Early returns are not expected before midnight and results from the large cities will not be known before tomorrow morning. Under the Israeli system, mayors stand for election as individuals while town councils are selected from party lists. Laborite Mayor Teddy Kollek of Jerusalem, whose popularity is attested to by the fact that he has held that office for 18 years, is expected to win re-election by a large majority against his Likud opponent, Shlomo Tussia-Cohen.

But the outcome of the voting for the Jerusalem City Council is less clear cut. Voters who support Likud in national elections are expected to back that party in the council. There is a similar situation in Tel Aviv where the popular Mayor Shlomo Lehat of Likud is considered sure of re-election but may not carry Likud candidates for the city council with him.

Political pundits believe that the local council results are likely to reflect popular resentment over the economic situation, to the detriment of Likud. In that event, Labor is bound to trumpet its own successes and Likud’s expected reverses as an expression of the nation’s collective desire for a change of government.

Likud, of course, is expected to argue that-mid-tem elections usually reflect dissatisfaction with the party in power and are no indication of the outcome of national elections. The next Knesset elections are due in the fall of 1985, which is enough time, the government believes, to pull the country out of its present economic crisis.


There is no balloting today in the West Bank and Gaza Strip. Jewish settlements in those territories do not have elected councils. Arab towns, where Jordanian or Egyptian law still applies, do not participate in Israeli municipal elections.

But in Arab towns in Israel proper, 357 lists are competing for the support of the 170,000 registered Arab voters. The number of Israeli Arabs registered to vote represents a 35 percent increase since the 1978 municipal elections.

About 65,000 Arabs are eligible to vote in East Jerusalem but no more than 20 percent are expected to cast ballots.

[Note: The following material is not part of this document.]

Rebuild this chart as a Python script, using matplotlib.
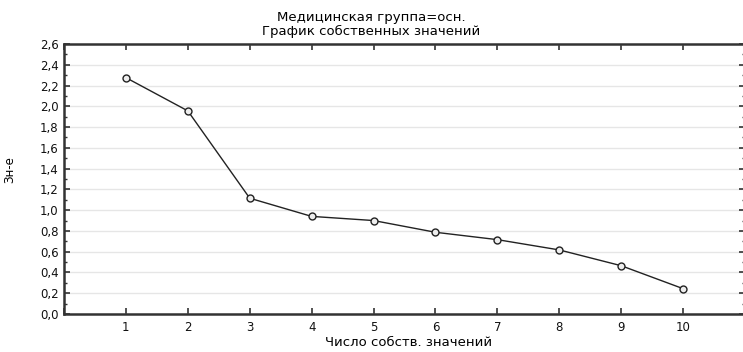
import matplotlib
matplotlib.use("Agg")
import matplotlib.pyplot as plt
from matplotlib.ticker import MultipleLocator, FuncFormatter

plt.rcParams['font.family'] = ['DejaVu Sans']

components = [1, 2, 3, 4, 5, 6, 7, 8, 9, 10]
eigenvalues = [2.276, 1.956, 1.115, 0.94, 0.90, 0.787, 0.716, 0.617, 0.465, 0.244]
title_lines = ["Медицинская группа=осн.", "График собственных значений"]
xlabel = "Число собств. значений"
ylabel = "Зн-е"

fig = plt.figure(figsize=(7.43, 3.52), dpi=100)
ax = fig.add_axes([64/743, 38/352, (745-64)/743, (314-44)/352])

ax.plot(components, eigenvalues, color='#222222', lw=1.0, marker='o', ms=5,
        mfc='#eeeeee', mec='#222222', mew=1.0, zorder=3)

ax.set_xlim(0, 11)
ax.set_ylim(0, 2.6)
ax.xaxis.set_major_locator(MultipleLocator(1))
ax.xaxis.set_major_formatter(FuncFormatter(lambda v, p: f"{int(v)}" if 1 <= v <= 10 else ""))
ax.yaxis.set_major_locator(MultipleLocator(0.2))
ax.yaxis.set_minor_locator(MultipleLocator(0.1))
ax.yaxis.set_major_formatter(FuncFormatter(lambda v, p: f"{v:.1f}".replace('.', ',')))

ax.grid(axis='y', which='major', color='#e6e6e6', lw=1.0)
ax.set_axisbelow(True)
for s in ax.spines.values():
    s.set_color('#333333')
    s.set_linewidth(1.8)

ax.tick_params(which='both', direction='in', top=True, right=True, colors='#333333',
               labelcolor='#111111', labelsize=8.5)
ax.tick_params(which='major', length=4, width=1.2)
ax.tick_params(which='minor', length=2.5, width=1.0)
ax.tick_params(axis='x', pad=5)
ax.tick_params(axis='y', pad=4)

fig.text(409/743, 1 - 343/352, xlabel, ha='center', va='center', fontsize=9.5)
fig.text(10/743, 1 - 170/352, ylabel, ha='center', va='center', rotation=90,
         fontsize=8.5)

fig.text(0.5, 1 - 17/352, title_lines[0], ha='center', va='center', fontsize=9.5)
fig.text(0.5, 1 - 31/352, title_lines[1], ha='center', va='center', fontsize=9.5)

fig.savefig("out.png", dpi=100)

Palestinian nationalist elements have urged the population to boycott the polls on grounds that to vote implied recognition of Israel’s sovereignty over East Jerusalem.

The fact that the Knesset declared election day a workers holiday, combined with fine weather, drew thousands of Israeli families to the beaches and countryside. The Knesset’s decision was widely criticized by the Labor opposition which noted that the holiday would cost the economy some $300 million at a time of severe economic troubles.

President Chaim Herzog took no official position in the dispute. However, after casting his vote in Herzlia today he told reporters that he planned to work “and whoever wishes to draw conclusions is welcome to do so.”